■ Task instructions
Each line below must be set down exactly; omit any image you find.
=== Information supplied ===
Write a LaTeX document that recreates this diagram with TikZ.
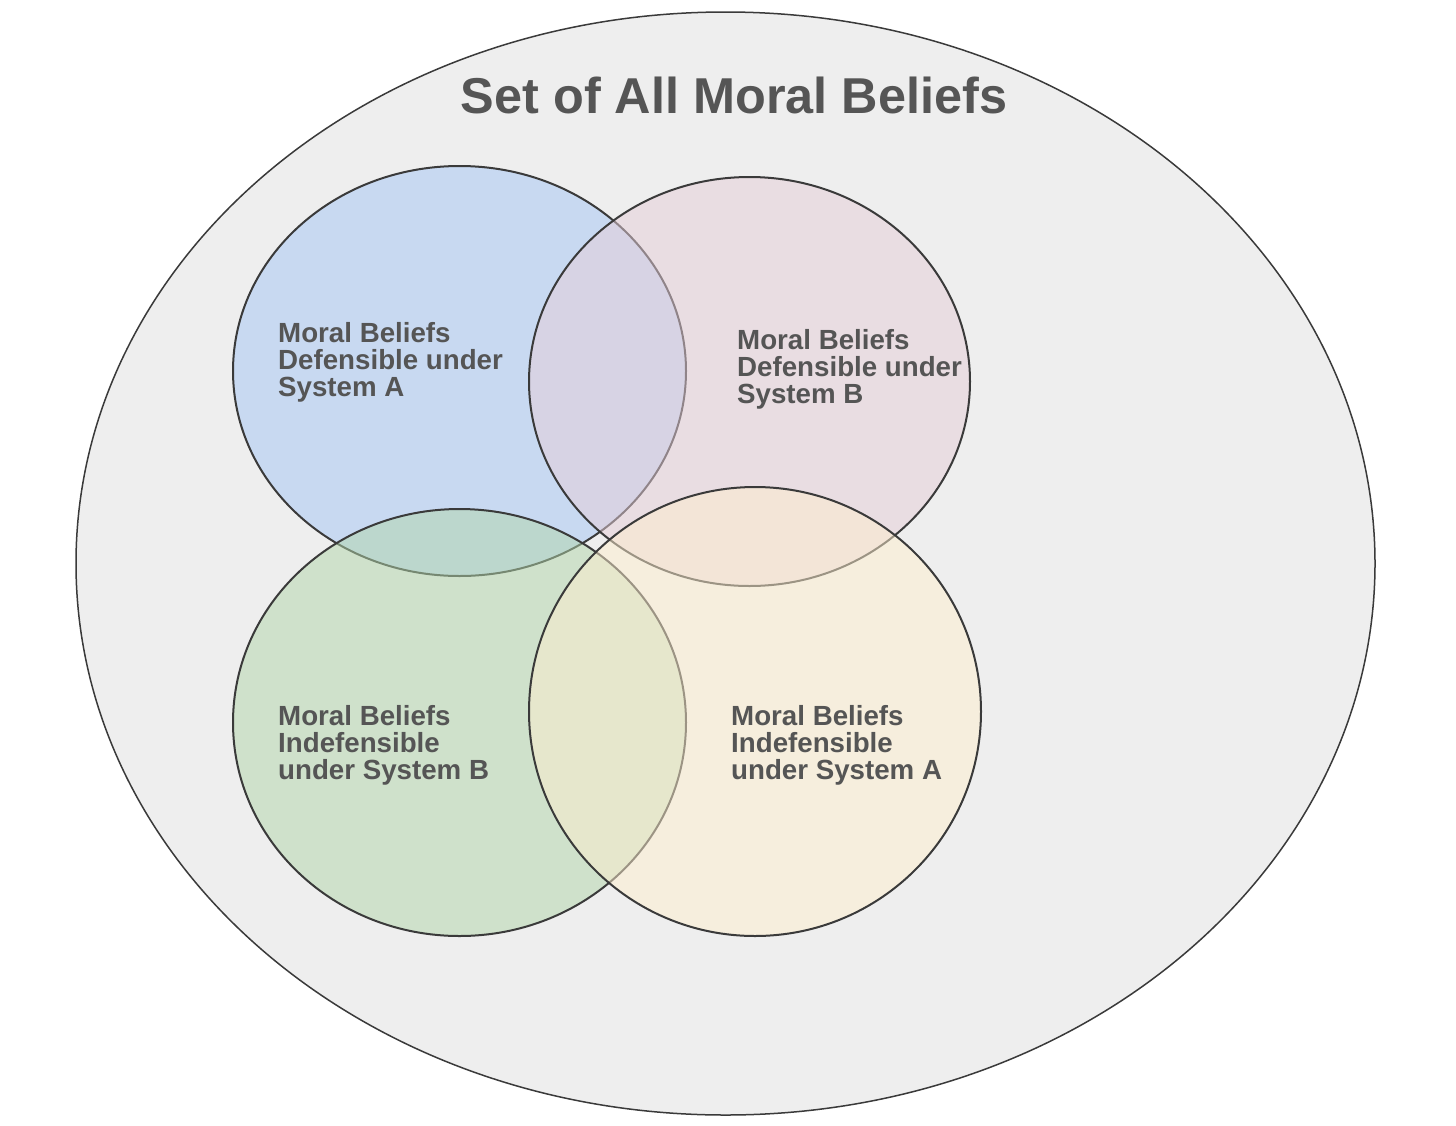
\documentclass[tikz,border=0pt]{standalone}
\usepackage{fontspec}
\setmainfont{Liberation Sans}
\definecolor{bgout}{HTML}{EEEEEE}
\definecolor{edge}{HTML}{3A3A3A}
\definecolor{txt}{HTML}{555555}
\definecolor{cblue}{RGB}{164,198,244}
\definecolor{cpink}{RGB}{230,206,216}
\definecolor{cgreen}{RGB}{178,214,170}
\definecolor{cyellow}{RGB}{254,238,206}
\begin{document}
\begin{tikzpicture}[x=1pt,y=-1pt,
  setbox/.style={draw=edge, line width=2pt, fill opacity=0.5},
  lbl/.style={anchor=north west, inner sep=0pt, align=left, text=txt,
    font=\fontsize{27.7}{27}\selectfont\bfseries}]
\useasboundingbox (0,0) rectangle (1456,1125);
\fill[white] (0,0) rectangle (1456,1125);
\path[draw=edge, line width=1.5pt, fill=bgout] (725.5,563.5) ellipse [x radius=649.5, y radius=551.5];
\node[anchor=base, inner sep=0pt, text=txt, font=\fontsize{50.4}{60}\selectfont\bfseries] (title) at (734,113) {Set of All Moral Beliefs};
\path[setbox, fill=cblue] (459.5,371) ellipse [x radius=226.5, y radius=205];
\path[setbox, fill=cpink] (749.5,381.5) ellipse [x radius=220.5, y radius=204.5];
\path[setbox, fill=cgreen] (459.5,722.5) ellipse [x radius=226.5, y radius=213.5];
\path[setbox, fill=cyellow] (755,711.5) ellipse [x radius=226, y radius=224.5];
\node[lbl] (la) at (278,322.3) {Moral Beliefs\\Defensible under\\System A};
\node[lbl] (lb) at (737,329.3) {Moral Beliefs\\Defensible under\\System B};
\node[lbl] (lg) at (278,705.3) {Moral Beliefs\\Indefensible\\under System B};
\node[lbl] (ly) at (731,705.3) {Moral Beliefs\\Indefensible\\under System A};
\end{tikzpicture}
\end{document}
===
■ Solution to this exercise
Write a LaTeX document that recreates this diagram with TikZ.
\documentclass[tikz,border=0pt]{standalone}
\usepackage{fontspec}
\setmainfont{Liberation Sans}
\definecolor{bgout}{HTML}{EEEEEE}
\definecolor{edge}{HTML}{3A3A3A}
\definecolor{txt}{HTML}{555555}
\definecolor{cblue}{RGB}{164,198,244}
\definecolor{cpink}{RGB}{230,206,216}
\definecolor{cgreen}{RGB}{178,214,170}
\definecolor{cyellow}{RGB}{254,238,206}
\begin{document}
\begin{tikzpicture}[x=1pt,y=-1pt,
  setbox/.style={draw=edge, line width=2pt, fill opacity=0.5},
  lbl/.style={anchor=north west, inner sep=0pt, align=left, text=txt,
    font=\fontsize{27.7}{27}\selectfont\bfseries}]
\useasboundingbox (0,0) rectangle (1456,1125);
\fill[white] (0,0) rectangle (1456,1125);
\path[draw=edge, line width=1.5pt, fill=bgout] (725.5,563.5) ellipse [x radius=649.5, y radius=551.5];
\node[anchor=base, inner sep=0pt, text=txt, font=\fontsize{50.4}{60}\selectfont\bfseries] (title) at (734,113) {Set of All Moral Beliefs};
\path[setbox, fill=cblue] (459.5,371) ellipse [x radius=226.5, y radius=205];
\path[setbox, fill=cpink] (749.5,381.5) ellipse [x radius=220.5, y radius=204.5];
\path[setbox, fill=cgreen] (459.5,722.5) ellipse [x radius=226.5, y radius=213.5];
\path[setbox, fill=cyellow] (755,711.5) ellipse [x radius=226, y radius=224.5];
\node[lbl] (la) at (278,322.3) {Moral Beliefs\\Defensible under\\System A};
\node[lbl] (lb) at (737,329.3) {Moral Beliefs\\Defensible under\\System B};
\node[lbl] (lg) at (278,705.3) {Moral Beliefs\\Indefensible\\under System B};
\node[lbl] (ly) at (731,705.3) {Moral Beliefs\\Indefensible\\under System A};
\end{tikzpicture}
\end{document}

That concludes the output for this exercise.